:: EXERCISE INPUTS ::
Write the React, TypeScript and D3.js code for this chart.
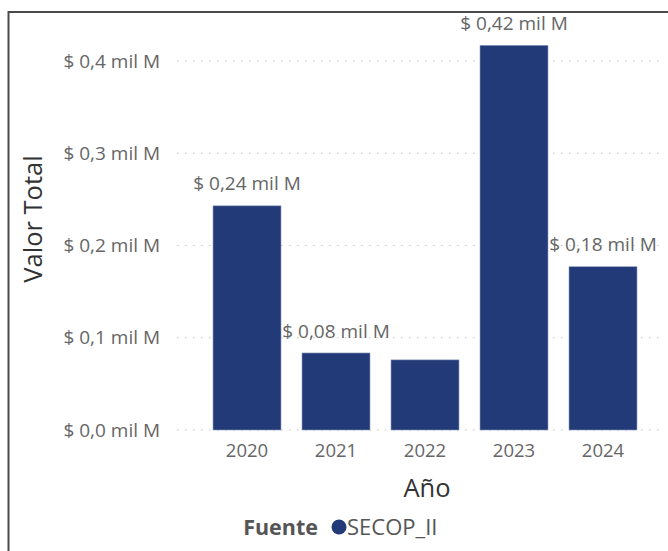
import React from "react";
import * as d3 from "d3";

const years = ["2020", "2021", "2022", "2023", "2024"];
const values = [0.243, 0.0835, 0.076, 0.417, 0.177];
const labels = ["$ 0,24 mil M", "$ 0,08 mil M", null, "$ 0,42 mil M", "$ 0,18 mil M"];
const yTicks = [0, 0.1, 0.2, 0.3, 0.4];
const yTickLabels = ["$ 0,0 mil M", "$ 0,1 mil M", "$ 0,2 mil M", "$ 0,3 mil M", "$ 0,4 mil M"];
const legendSeries = ["SECOP_II"];

const W = 668;
const H = 551;
const FONT = "'Segoe UI', 'Open Sans', sans-serif";
const BAR = "#233a78";

export default function App() {
  const x = d3.scaleBand<string>().domain(years).range([202.5, 647.5]).paddingInner(0.236).paddingOuter(0.118);
  const y = d3.scaleLinear().domain([0, 0.4]).range([430, 61]);

  return (
    <svg width={W} height={H} style={{ position: "absolute", left: 0, top: 0, background: "#fff" }} fontFamily={FONT}>
      <rect x={0} y={0} width={W} height={H} fill="#fff" />
      <path d="M8.5,560 L8.5,12 L680,12" fill="none" stroke="#4a4a4a" strokeWidth={2} />
      {yTicks.map((t, i) => (
        <g key={t}>
          <line x1={177} x2={662} y1={y(t)} y2={y(t)} stroke="#c4c4c4" strokeWidth={1.2} strokeDasharray="1.5,6.5" />
          <text x={160} y={y(t)} dy="0.35em" textAnchor="end" fontSize={19} fill="#666">{yTickLabels[i]}</text>
        </g>
      ))}
      {years.map((yr, i) => (
        <g key={yr}>
          <rect x={x(yr)} y={y(values[i])} width={x.bandwidth()} height={y(0) - y(values[i])} fill={BAR} stroke="#8e9bbd" strokeWidth={0.6} />
          <text x={(x(yr) as number) + x.bandwidth() / 2} y={451} dy="0.35em" textAnchor="middle" fontSize={18.5} fill="#666">{yr}</text>
          {labels[i] && (
            <text x={(x(yr) as number) + x.bandwidth() / 2} y={y(values[i]) - 22} dy="0.35em" textAnchor="middle" fontSize={19} fill="#666">{labels[i]}</text>
          )}
        </g>
      ))}
      <text x={427} y={488} dy="0.35em" textAnchor="middle" fontSize={25.5} fill="#333">Año</text>
      <text transform={`translate(33,219) rotate(-90)`} dy="0.35em" textAnchor="middle" fontSize={25.5} fill="#333">Valor Total</text>
      <text x={318} y={527} dy="0.35em" textAnchor="end" fontSize={21.5} fontWeight="bold" fill="#555">Fuente</text>
      <circle cx={339} cy={527} r={7.5} fill={BAR} />
      <text x={347} y={527} dy="0.35em" fontSize={22} fill="#555">{legendSeries[0]}</text>
    </svg>
  );
}
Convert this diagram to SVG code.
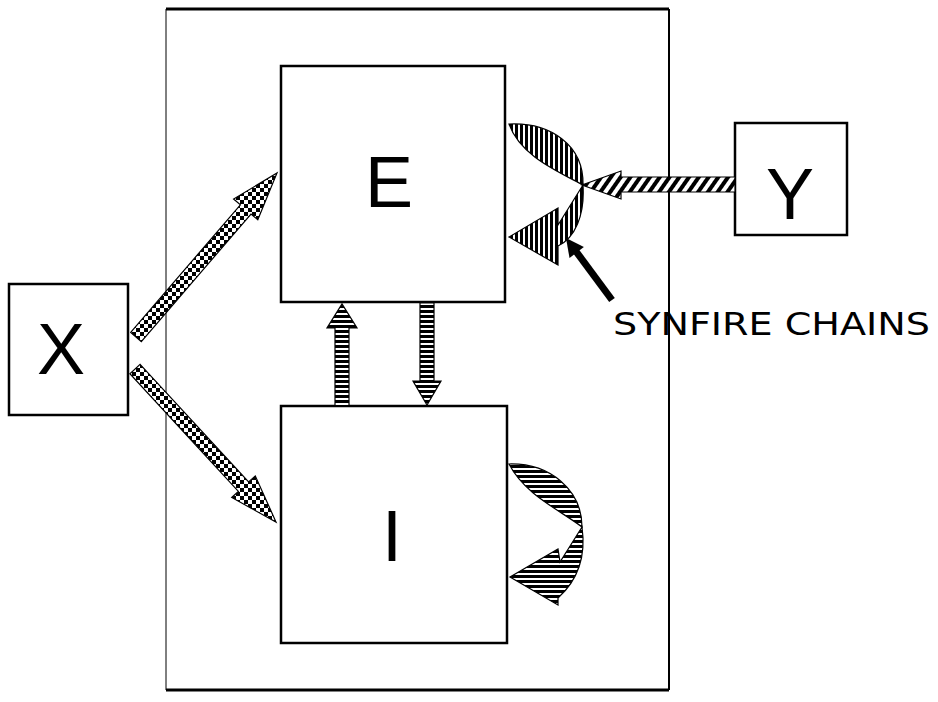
<svg xmlns="http://www.w3.org/2000/svg" width="938" height="702" viewBox="0 0 938 702">
<style>
.box{fill:#fff;stroke:#000;stroke-width:2.5}
.lbl{font-family:"Liberation Sans",Arial,sans-serif;font-size:72px;fill:#000;text-anchor:middle}
.arr{stroke:#000;stroke-width:1.2;stroke-linejoin:miter}
</style>
<defs>
<pattern id="checker" patternUnits="userSpaceOnUse" width="8" height="8">
<rect width="8" height="8" fill="#fff"/>
<rect width="4" height="4" fill="#000"/>
<rect x="4" y="4" width="4" height="4" fill="#000"/>
</pattern>
<pattern id="hstripe" patternUnits="userSpaceOnUse" width="8" height="5">
<rect width="8" height="5" fill="#fff"/>
<rect width="8" height="3" fill="#000"/>
</pattern>
<pattern id="vstripe" patternUnits="userSpaceOnUse" width="5" height="8">
<rect width="5" height="8" fill="#fff"/>
<rect width="3" height="8" fill="#000"/>
</pattern>
<pattern id="dstripe" patternUnits="userSpaceOnUse" width="8" height="8" patternTransform="rotate(35)">
<rect width="8" height="8" fill="#fff"/>
<rect width="4" height="8" fill="#000"/>
</pattern>
</defs>

<g id="frame">
<line x1="166" y1="9" x2="669" y2="9" stroke="#000" stroke-width="3"/>
<line x1="166" y1="690" x2="669" y2="690" stroke="#000" stroke-width="3"/>
<line x1="166" y1="9" x2="166" y2="690" stroke="#000" stroke-width="1"/>
<line x1="669" y1="9" x2="669" y2="690" stroke="#000" stroke-width="2"/>
</g>

<g id="node-X">
<rect class="box" x="9" y="284" width="119" height="131"/>
<text class="lbl" x="61" y="374">X</text>
</g>
<g id="node-E">
<rect class="box" x="281" y="66" width="224" height="236"/>
<text class="lbl" x="389" y="207">E</text>
</g>
<g id="node-I">
<rect class="box" x="281" y="406" width="226" height="237"/>
<text class="lbl" x="392" y="561">I</text>
</g>
<g id="node-Y">
<rect class="box" x="735" y="123" width="112" height="112"/>
<text class="lbl" x="790" y="219">Y</text>
</g>

<g id="connectors">
<polygon class="arr" fill="url(#checker)" points="130.7,332.4 240.4,204.8 233.6,199.0 277,173 257.8,219.8 251.0,214.0 141.3,341.6"/>
<polygon class="arr" fill="url(#checker)" points="140.1,364.3 248.6,482.0 255.3,475.9 276,522 231.7,497.5 238.4,491.4 129.9,373.7"/>
<polygon class="arr" fill="url(#hstripe)" points="335,406 335,328 327,328 342,304 357,328 349,328 349,406"/>
<polygon class="arr" fill="url(#hstripe)" points="420,303 434,303 434,381 441,381 427,405 413,381 420,381"/>
<polygon class="arr" fill="url(#dstripe)" points="735,177 621,177 621,171 582,185 621,199 621,192 735,192"/>
<path class="arr" fill="url(#vstripe)" d="M509,124 C550,122 584,145 583,185 C555,170 520,155 509,124 Z"/>
<path class="arr" fill="url(#vstripe)" d="M583,185 L558,225 L558,208 L509,237 L558,265 L558,246 C575,238 585,215 583,185 Z"/>
<path class="arr" fill="url(#hstripe)" d="M509,464 C550,463 582,490 582,527 C560,510 525,495 509,464 Z"/>
<path class="arr" fill="url(#hstripe)" d="M582,527 L560,562 L558,549 L510,577 L558,605 L558,598 C578,580 586,555 582,527 Z"/>
<line x1="612" y1="300" x2="575" y2="250" stroke="#000" stroke-width="7"/>
<polygon fill="#000" points="566,238 583.9,247.1 569.5,257.9"/>
</g>

<g id="label-synfire">
<text x="613" y="335" font-family="'DejaVu Sans',Verdana,sans-serif" font-size="32" textLength="317" lengthAdjust="spacingAndGlyphs">SYNFIRE CHAINS</text>
</g>
</svg>
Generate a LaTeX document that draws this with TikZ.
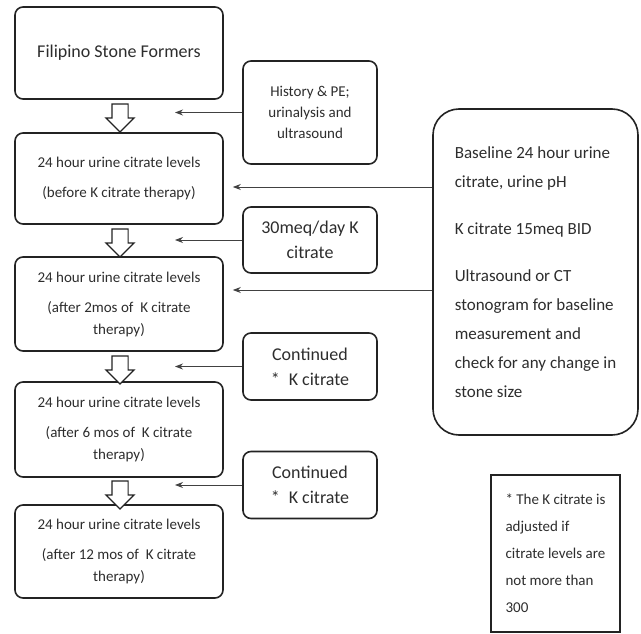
\documentclass[tikz,border=0pt]{standalone}
\usepackage{fontspec}
\setmainfont{Carlito}
\usepackage{tikz}
\usetikzlibrary{arrows,arrows.meta,shapes,positioning}
\usepackage{xcolor}
\definecolor{fcborder}{RGB}{35,35,35}
\definecolor{fctext}{RGB}{45,45,45}
\definecolor{fcline}{RGB}{65,65,65}
\tikzstyle{arrow} = [line width=1pt,->,>={Stealth[length=8pt,width=6pt]},color=fcline,shorten >=9pt]
\tikzstyle{pointer} = [line width=1pt,->,>={Stealth[length=8pt,width=6pt]},color=fcline]
\tikzstyle{stage} = [rectangle, rounded corners=8pt, minimum width=208pt, align=center, draw=fcborder, text=fctext, line width=1.6pt, inner sep=0pt, font=\fontsize{15}{22}\selectfont]
\tikzstyle{action} = [rectangle, rounded corners=8pt, minimum width=134pt, align=center, draw=fcborder, text=fctext, line width=1.6pt, inner sep=0pt, font=\fontsize{18}{25}\selectfont]
\tikzstyle{downarrow} = [single arrow, shape border rotate=270, draw=fcborder, fill=white, line width=1.2pt, inner sep=7.5pt, minimum height=28pt, single arrow head extend=6pt]

\begin{document}
\begin{tikzpicture}[x=1pt,y=-1pt]
\useasboundingbox (0,0) rectangle (641,634);
% Main stages
\node[stage, minimum height=92pt, font=\fontsize{18}{22}\selectfont] (former) at (119,53) {Filipino Stone Formers};
\node[stage, minimum height=91pt] (before) at (119,178.5) {24 hour urine citrate levels\\[8pt](before K citrate therapy)};
\node[stage, minimum height=94pt] (after2) at (119,304) {24 hour urine citrate levels\\[8pt](after 2mos of~ K citrate\\therapy)};
\node[stage, minimum height=95pt] (after6) at (119,429.5) {24 hour urine citrate levels\\[8pt](after 6 mos of~ K citrate\\therapy)};
\node[stage, minimum height=93pt] (after12) at (119,551.5) {24 hour urine citrate levels\\[8pt](after 12 mos of~ K citrate\\therapy)};

% Hollow arrows between stages
\node[downarrow] (down1) at (120,114) {};
\node[downarrow] (down2) at (120,239) {};
\node[downarrow] (down3) at (120,366) {};
\node[downarrow] (down4) at (120,491) {};

% Actions
\node[action, minimum height=103pt, font=\fontsize{15}{21}\selectfont] (history) at (310,112.5) {History \& PE;\\urinalysis and\\ultrasound};
\node[action, minimum height=66pt] (dose) at (310,240) {30meq/day K\\citrate};
\node[action, minimum height=67pt] (cont1) at (310,366.5) {Continued\\*\enspace K citrate};
\node[action, minimum height=67pt] (cont2) at (310,485) {Continued\\*\enspace K citrate};

% Baseline work-up
\node[rectangle, rounded corners=26pt, minimum width=205pt, minimum height=326pt, align=left, draw=fcborder, text=fctext, line width=1.6pt, inner sep=0pt, font=\fontsize{17}{29}\selectfont] (baseline) at (535.5,272) {Baseline 24 hour urine\\citrate, urine pH\\[18pt]K citrate 15meq BID\\[18pt]Ultrasound or CT\\stonogram for baseline\\measurement and\\check for any change in\\stone size};

% Footnote
\node[rectangle, minimum width=129pt, minimum height=157pt, align=left, draw=fcborder, text=fctext, line width=1.4pt, inner sep=0pt, font=\fontsize{15}{27}\selectfont] (note) at (555.5,553.5) {* The K citrate is\\adjusted if\\citrate levels are\\not more than\\300};

% Connectors
\coordinate (tipx) at (175,0);
\draw[pointer] (history.west) -- (history.west -| tipx);
\draw[pointer] (dose.west) -- (dose.west -| tipx);
\draw[pointer] (cont1.west) -- (cont1.west -| tipx);
\draw[pointer] (cont2.west) -- (cont2.west -| tipx);
\draw[arrow] ([yshift=-8.5pt]before.east -| baseline.west) -- ([yshift=-8.5pt]before.east);
\draw[arrow] ([yshift=14pt]after2.east -| baseline.west) -- ([yshift=14pt]after2.east);
\end{tikzpicture}
\end{document}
:::
# THE PROBLEM
The lines from the start of the entries above through the one containing "const y = d3.scaleLinear().domain([0, 0.4]).range([430, 61]);" are to be retyped exactly, and no others. Pictures are left out.

# COMPLETED TASK
Write the React, TypeScript and D3.js code for this chart.
import React from "react";
import * as d3 from "d3";

const years = ["2020", "2021", "2022", "2023", "2024"];
const values = [0.243, 0.0835, 0.076, 0.417, 0.177];
const labels = ["$ 0,24 mil M", "$ 0,08 mil M", null, "$ 0,42 mil M", "$ 0,18 mil M"];
const yTicks = [0, 0.1, 0.2, 0.3, 0.4];
const yTickLabels = ["$ 0,0 mil M", "$ 0,1 mil M", "$ 0,2 mil M", "$ 0,3 mil M", "$ 0,4 mil M"];
const legendSeries = ["SECOP_II"];

const W = 668;
const H = 551;
const FONT = "'Segoe UI', 'Open Sans', sans-serif";
const BAR = "#233a78";

export default function App() {
  const x = d3.scaleBand<string>().domain(years).range([202.5, 647.5]).paddingInner(0.236).paddingOuter(0.118);
  const y = d3.scaleLinear().domain([0, 0.4]).range([430, 61]);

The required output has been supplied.